§ **TASK DIRECTIONS**
In the data below, find every line with the string "document" and pull it out.

§ **RAW DATA**
········
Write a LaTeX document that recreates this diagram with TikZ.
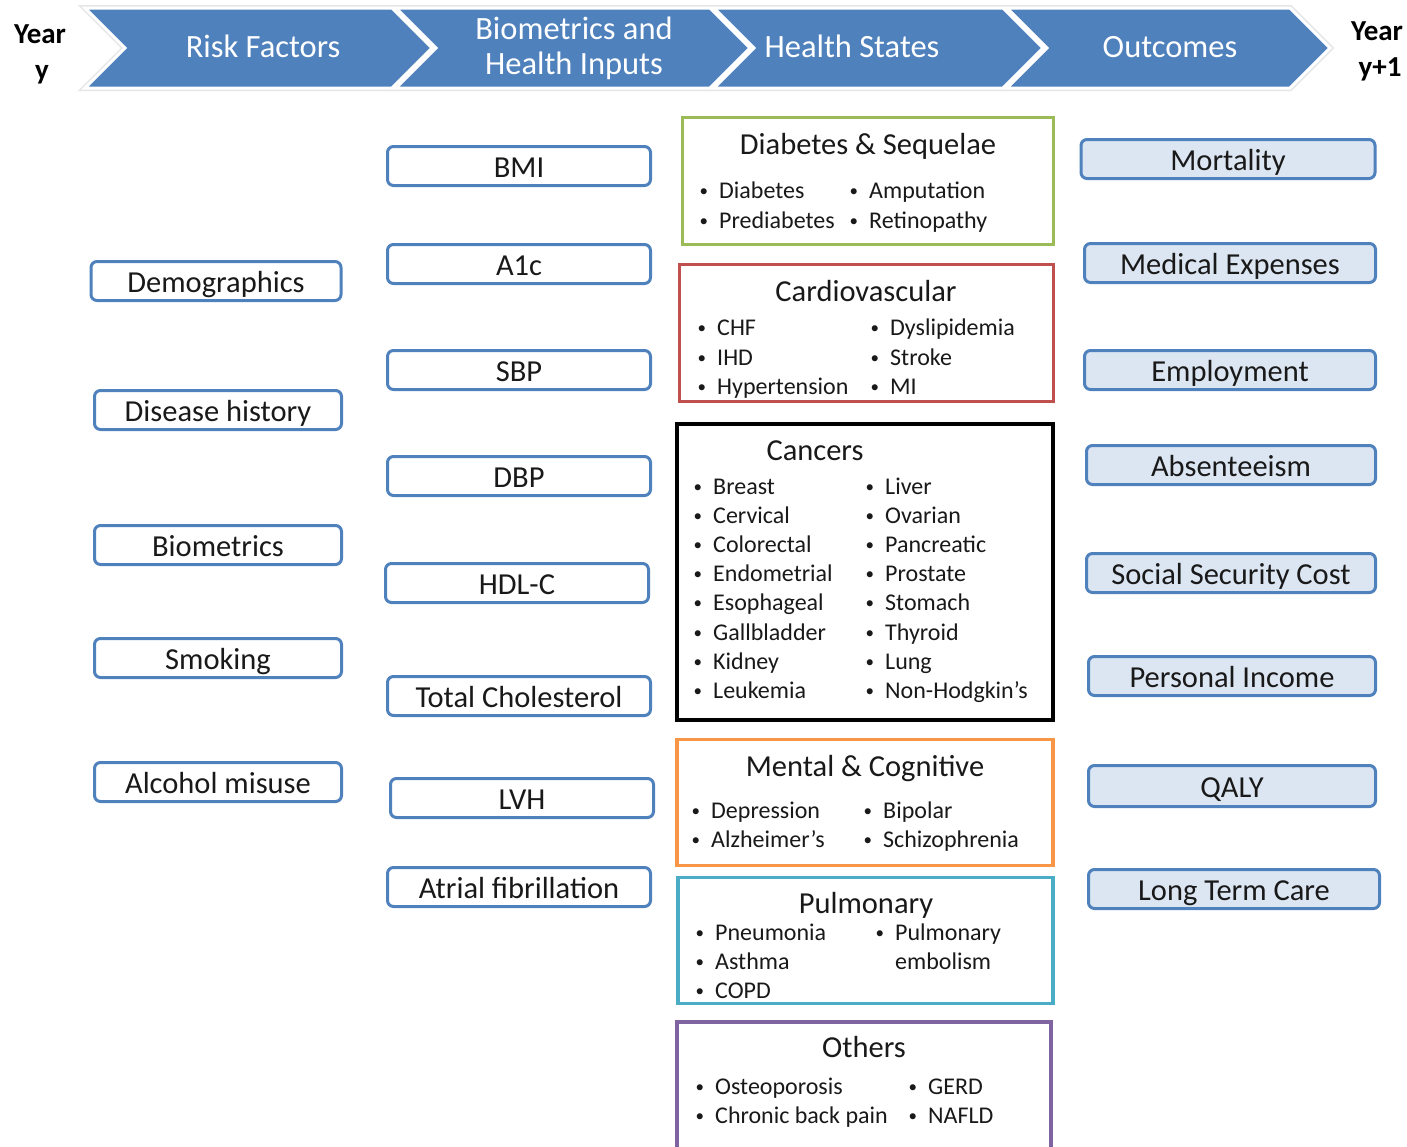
········
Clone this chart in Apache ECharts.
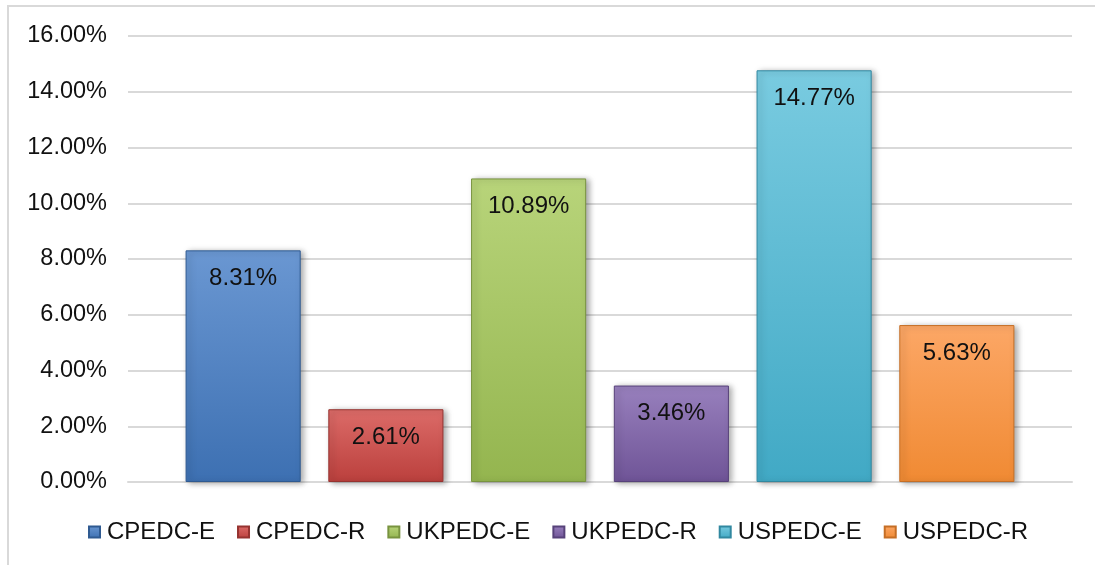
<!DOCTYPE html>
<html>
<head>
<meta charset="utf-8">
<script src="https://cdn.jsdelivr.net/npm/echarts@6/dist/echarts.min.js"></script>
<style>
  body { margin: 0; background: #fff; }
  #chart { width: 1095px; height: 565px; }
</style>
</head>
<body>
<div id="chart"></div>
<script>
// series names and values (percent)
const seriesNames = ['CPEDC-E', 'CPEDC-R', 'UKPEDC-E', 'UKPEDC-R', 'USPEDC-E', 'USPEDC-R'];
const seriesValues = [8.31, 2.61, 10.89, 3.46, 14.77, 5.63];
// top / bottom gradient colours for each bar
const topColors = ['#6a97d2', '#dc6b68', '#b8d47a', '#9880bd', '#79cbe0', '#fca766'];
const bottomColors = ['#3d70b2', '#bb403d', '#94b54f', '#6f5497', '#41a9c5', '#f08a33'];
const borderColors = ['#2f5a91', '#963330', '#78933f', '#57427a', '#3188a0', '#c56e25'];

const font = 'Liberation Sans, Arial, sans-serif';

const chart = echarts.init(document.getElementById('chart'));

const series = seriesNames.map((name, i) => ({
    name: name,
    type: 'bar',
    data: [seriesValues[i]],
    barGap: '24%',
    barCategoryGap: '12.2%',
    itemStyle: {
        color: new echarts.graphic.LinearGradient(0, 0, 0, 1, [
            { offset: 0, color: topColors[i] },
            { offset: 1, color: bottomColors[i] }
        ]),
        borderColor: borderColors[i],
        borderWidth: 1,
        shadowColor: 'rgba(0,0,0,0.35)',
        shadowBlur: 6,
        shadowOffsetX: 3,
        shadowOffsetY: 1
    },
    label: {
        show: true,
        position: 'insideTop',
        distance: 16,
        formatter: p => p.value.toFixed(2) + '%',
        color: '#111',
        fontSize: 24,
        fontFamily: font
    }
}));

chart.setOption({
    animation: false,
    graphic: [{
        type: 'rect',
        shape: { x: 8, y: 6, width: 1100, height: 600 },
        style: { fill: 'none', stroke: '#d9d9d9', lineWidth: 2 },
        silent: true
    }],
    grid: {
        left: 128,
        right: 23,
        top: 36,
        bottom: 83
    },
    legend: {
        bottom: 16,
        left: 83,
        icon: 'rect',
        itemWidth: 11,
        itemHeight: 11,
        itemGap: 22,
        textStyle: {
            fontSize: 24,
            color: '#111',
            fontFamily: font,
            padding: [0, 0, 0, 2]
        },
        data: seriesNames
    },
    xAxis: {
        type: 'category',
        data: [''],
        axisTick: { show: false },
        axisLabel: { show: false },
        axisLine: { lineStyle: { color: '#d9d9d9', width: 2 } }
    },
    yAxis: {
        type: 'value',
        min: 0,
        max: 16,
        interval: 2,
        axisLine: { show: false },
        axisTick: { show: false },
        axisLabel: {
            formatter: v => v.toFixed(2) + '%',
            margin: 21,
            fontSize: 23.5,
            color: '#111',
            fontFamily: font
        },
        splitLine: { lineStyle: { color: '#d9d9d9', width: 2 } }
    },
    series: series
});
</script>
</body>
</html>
········
§ **SOLUTION TO THIS TASK**
Write a LaTeX document that recreates this diagram with TikZ.
const chart = echarts.init(document.getElementById('chart'));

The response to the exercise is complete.